Un drame scolaire vient de secouer la communauté éducative du Nord-Kivu. Comment en est-on arrivé à ce point où un geste disciplinaire se transforme en tragédie mortelle ? La question hante désormais les esprits dans le territoire de Masisi, où un élève de 17 ans a perdu la vie après avoir subi des châtiments corporels administrés par son préfet des études.
Selon plusieurs témoignages recueillis sur place, l’incident s’est produit le jeudi 9 octobre aux environs de 10 heures. Un groupe d’élèves de l’Institut Philadelphie, situé dans la localité de Kalinga, aurait tenté de sécher les cours. Interceptés par le préfet des études, ces élèves ont été soumis à une punition publique devant leurs camarades de classe.
Mais ce qui devait être une simple mesure disciplinaire a tourné au drame. Tuishi Bonane, élève en septième année, n’a pas supporté la douleur infligée. Rapidement conduit à l’hôpital général de référence de Masisi, le jeune homme de 17 ans est décédé quelques heures plus tard des suites de ses blessures, laissant toute une communauté sous le choc.
Le préfet des études, M. Claude Kitsa, reconnaît les faits tout en cherchant à les relativiser. « J’étais à mon bureau. J’ai vu de loin cinq élèves qui voulaient sécher les cours. Je suis parti les ramener. J’ai administré à chacun deux coups de bâton dans leurs salles de classe », explique-t-il. Et d’ajouter : « L’incident est arrivé, mais pas de ma propre volonté. Sinon, l’école n’est pas un lieu de châtiments corporels pouvant causer la mort de l’enfant. »
Depuis l’après-midi du drame, le chef d’établissement serait en fuite, sa destination demeurant inconnue. Cette disparition soulève de nombreuses interrogations sur la responsabilité des acteurs éducatifs dans la gestion disciplinaire des élèves.

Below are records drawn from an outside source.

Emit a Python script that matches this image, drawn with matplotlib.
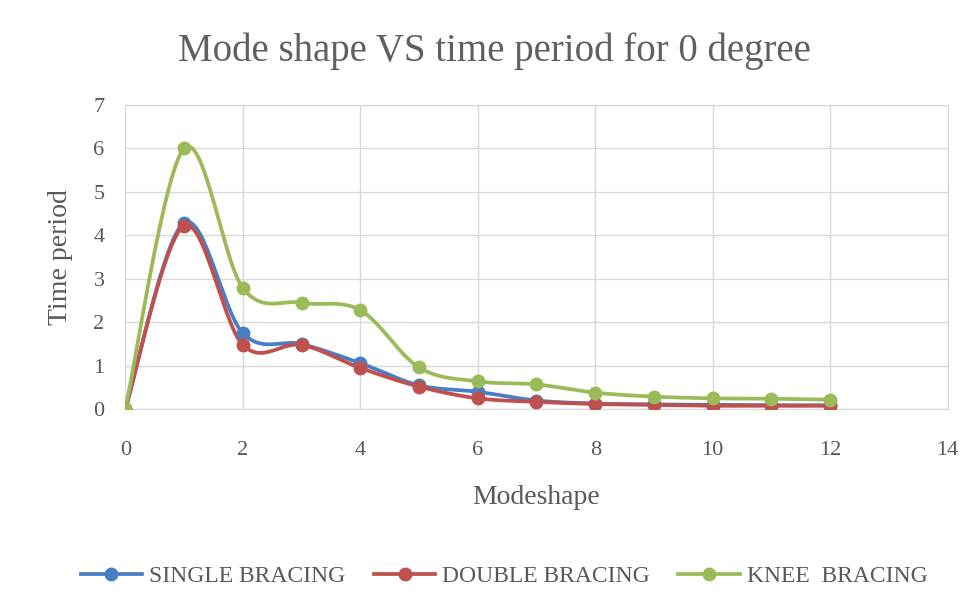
import numpy as np
import matplotlib
matplotlib.use("Agg")
import matplotlib.pyplot as plt
from matplotlib.lines import Line2D

# data
mode = [0, 1, 2, 3, 4, 5, 6, 7, 8, 9, 10, 11, 12]
single = [0, 4.29, 1.75, 1.50, 1.06, 0.55, 0.40, 0.20, 0.13, 0.11, 0.10, 0.09, 0.09]
double = [0, 4.22, 1.48, 1.48, 0.95, 0.52, 0.25, 0.17, 0.12, 0.10, 0.08, 0.08, 0.08]
knee = [0, 6.0, 2.79, 2.45, 2.28, 0.96, 0.64, 0.57, 0.38, 0.29, 0.25, 0.24, 0.22]

names = ["SINGLE BRACING", "DOUBLE BRACING", "KNEE  BRACING"]
colors = ["#4A7EC4", "#C0504D", "#9BBB59"]


def smooth(x, y, n=30):
    # excel-like smoothed line (catmull-rom through the points)
    x = np.asarray(x, float)
    y = np.asarray(y, float)
    px = np.concatenate([[x[0]], x, [x[-1]]])
    py = np.concatenate([[y[0]], y, [y[-1]]])
    xs, ys = [], []
    t = np.linspace(0, 1, n)
    for i in range(1, len(px) - 2):
        p0 = np.array([px[i], py[i]])
        p3 = np.array([px[i + 1], py[i + 1]])
        p1 = p0 + (np.array([px[i + 1], py[i + 1]]) - np.array([px[i - 1], py[i - 1]])) / 6
        p2 = p3 - (np.array([px[i + 2], py[i + 2]]) - np.array([px[i], py[i]])) / 6
        b = ((1 - t) ** 3)[:, None] * p0 + (3 * (1 - t) ** 2 * t)[:, None] * p1 \
            + (3 * (1 - t) * t ** 2)[:, None] * p2 + (t ** 3)[:, None] * p3
        xs.append(b[:, 0])
        ys.append(b[:, 1])
    return np.concatenate(xs), np.concatenate(ys)


plt.rcParams["font.family"] = ["Liberation Serif", "DejaVu Serif"]

fig = plt.figure(figsize=(9.79, 6.0), dpi=100)
ax = fig.add_axes([0.128, 0.318, 0.840, 0.507])

for series, c in zip([single, double, knee], colors):
    sx, sy = smooth(mode, series)
    ax.plot(sx, sy, color=c, lw=2.7, solid_capstyle="round", zorder=3)
    ax.plot(mode, series, "o", color=c, ms=9, zorder=4)

ax.set_xlim(0, 14)
ax.set_ylim(0, 7)
ax.set_xticks(range(0, 15, 2))
ax.set_yticks(range(0, 8))
ax.grid(True, color="#D9D9D9", lw=1)
ax.set_axisbelow(True)
for s in ax.spines.values():
    s.set_color("#D9D9D9")
ax.tick_params(length=0, labelsize=16, labelcolor="#595959")
ax.tick_params(axis="x", pad=23)
ax.tick_params(axis="y", pad=15)

ax.set_xlabel("Modeshape", fontsize=20, color="#595959", labelpad=18)
ax.set_ylabel("Time period", fontsize=20, color="#595959", labelpad=15)
fig.text(0.505, 0.915, "Mode shape VS time period for 0 degree", ha="center",
         va="center", fontsize=28, color="#606060")

handles = [Line2D([0], [0], color=c, lw=2.7, marker="o", ms=9) for c in colors]
fig.legend(handles, names, loc="center", bbox_to_anchor=(0.515, 0.040), ncol=3,
           frameon=False, fontsize=17, handlelength=2.6, handletextpad=0.3,
           columnspacing=1.2, labelcolor="#595959")

fig.savefig("out.png", dpi=100)
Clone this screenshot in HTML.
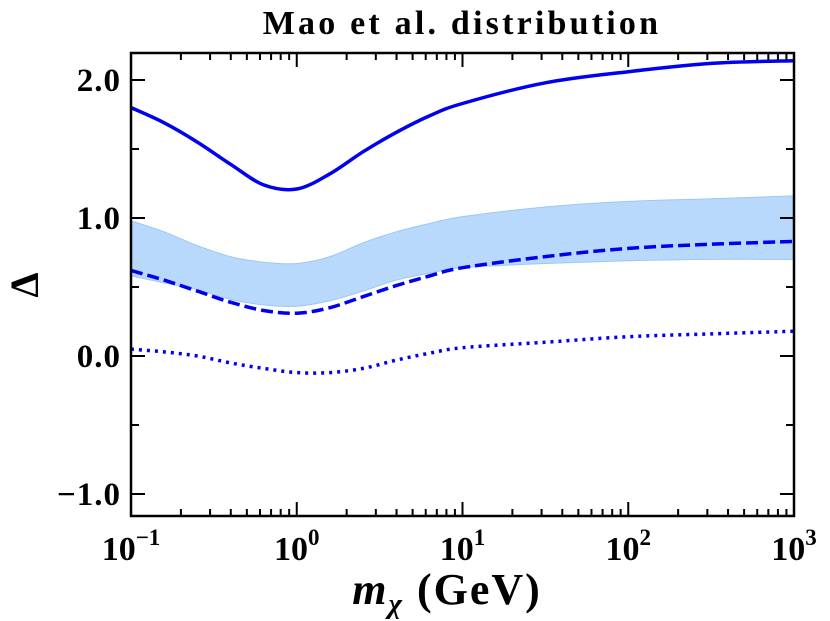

La société civile locale, ainsi que l’ancien conseil du Parlement d’Enfant, dénoncent avec vigueur cet acte qu’ils qualifient d’« inacceptable » et « anormal ». Un acteur de la société civile interpelle les autorités : « J’appelle les autorités éducatives et judiciaires à prendre des mesures concrètes pour éradiquer les châtiments corporels dans les écoles et traduire en justice les responsables de ce meurtre. »
Ce tragique événement remet en lumière la question des violences scolaires dans une région déjà éprouvée par les conflits. La RDC a pourtant signé en 2016 la Déclaration sur la sécurité dans les écoles, s’engageant à protéger le droit à l’éducation, même en contexte de conflit. Mais sur le terrain, la réalité semble bien différente.
Le système éducatif congolais interdit formellement les châtiments corporels tels que les coups de fouet ou la fessée. La loi prône des sanctions non violentes à visée éducative, comme des travaux de rattrapage ou des devoirs supplémentaires. Pourquoi ces dispositions ne sont-elles pas respectées ? Comment expliquer que des pratiques aussi violentes persistent dans certains établissements ?
Le corps de Tuishi Bonane est actuellement gardé à la morgue en attendant son inhumation, tandis que la communauté éducative s’interroge sur les dérives du système disciplinaire. Ce drame soulève des questions fondamentales sur la formation des enseignants, les méthodes pédagogiques alternatives et la nécessaire évolution des mentalités.
Alors que les autorités administratives locales n’ont pas encore officiellement réagi, la pression monte pour que des mesures concrètes soient prises. La mort de cet élève pourrait-elle marquer un tournant dans la lutte contre les violences scolaires au Nord-Kivu ? Seul l’avenir nous le dira, mais une chose est certaine : le système éducatif congolais ne peut plus fermer les yeux sur ces pratiques d’un autre temps.